With the growth of the Asokan hegemony, there would be very possibly a transference of archives, written or human, to Patna; and it may well be that, in preparing the existing materials, however they were preserved, for the important Council there, the classing of the unlocated Suttas under the name of the place where they bad been stored up was effected. And when, centuries later, the Suttas, possibly for the first time anywhere, were fully written out in Ceylon, it was a natural thing to assume that 'Sāvatthī,' with or without nidānaɱ), meant more than it originally meant.

C.A.F. RHYS DAVIDS.

 


[1] Iti pi cittaɱ iti pi mano iti pi viññāṇaɱ.

[2] Cf.

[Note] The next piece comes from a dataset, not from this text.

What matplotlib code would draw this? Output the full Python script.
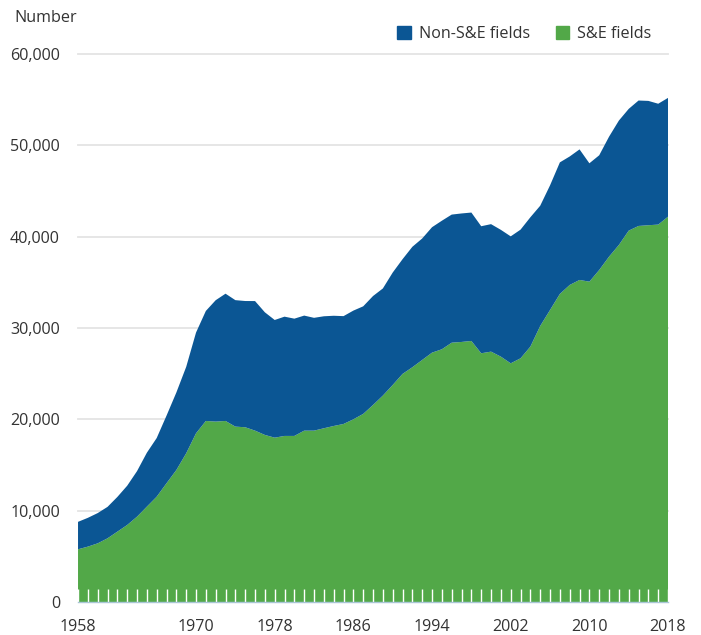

Part II, p. 191 f.; also a very 'live' Sutta, except the verse (probably just a memorizing device).

[3] Dialogues of the Buddha ii, p.22 (Dīgha ii, -28,29).

[4] Sānkhya-kārikā, Sūtra 64: nāsmi na mama nāhaɱ.

[5] Below, p. 88 = Majjhima iii, 19 f.

[6] Above, Part I, Ch. 3. In Majjhima ii, 118, the Comy. states he was in flight, a dethroned king.

[7] Cf. the similar preponderance of the Jātakas told at Sāvatthī, in L. Feer's Table (No. VI. in Rhys Davids's Buddhat Birth-Stories, new ed., Broadway Translation Series, 1925).

Note. -Attā, in the archaic formula (discussed above, p. viii f), is once or twice rendered by Self, not self. I had suggested this way. The formula reflects, I repeat, not the later non-ego of the Sāsana so much as the old opposition to Brahminist theism. Indeed, had Upanishad translators rendered Ātman by God or Brahman, not by Self, they might have produced a truer impression. The translator preferred 'self,' but in the text a few of the capitals, like lonely pillars, survive. Thus the reader can get it both ways and criticize the better.